The board sets strategy and investors should let managers get on with it. Shareholders are generally willing to go along with that old chestnut, as long as they can hold management to account.
The failure of Elliott Advisors to secure a vote to oust the chairman of Akzo Nobel NV shows investors don't always have the powers they think they have.
In April, Elliott sought a shareholder meeting, with the backing of at least 10 percent of Akzo's investors. They hoped that changing the chairman would force the company to enter into talks with would-be bidder PPG Industries Inc. Akzo rejected the demand, saying a vote would be damaging, and the hedge fund went to court.
On Monday, the court ruled in favor of the Dutch company. Akzo didn't have to involve shareholders in its decisions and was under no obligation to enter into negotiations with a suitor.

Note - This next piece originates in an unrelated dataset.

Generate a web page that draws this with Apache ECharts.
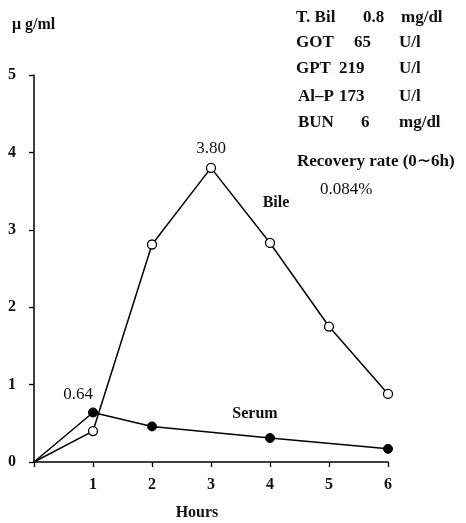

Big shareholders often think they can boss bosses around because they see themselves as owners. In reality, they possess shares with certain rights attached, which is slightly different.
When it comes to Dutch companies such as Akzo, owning shares may confer the right to request an extraordinary general meeting and to vote at annual meetings. But there's no automatic right to an EGM, as Elliott has found, and directors only come up for election every four years. This is a long way from calling the shots.
Under the Dutch civil code, directors "shall in the performance of their duties direct their attention to the interests of the corporation and of the enterprises connected with it." There is no primary obligation to shareholders.
The judge told Akzo to fix its relations with long-term shareholders. He didn't say how.
Akzo may decide to give more detail about how its vision as a standalone company will stack up against any offer from PPG. But it really needs to address the perception that it's a company run by management for management, hiding under the cover of stakeholder concerns.
Here's how it could do that. The company's defense strategy includes targets for 2020. Add some near-term goals. And then set out how executive pay will be tied to those being met.
There's a risk that if PPG decides to walk away, Akzo's managers will think they have won a victory. They need to resist that temptation. Sure, the law allows them to ignore a significant proportion of its shareholders. But they can only paint over the differences for so long.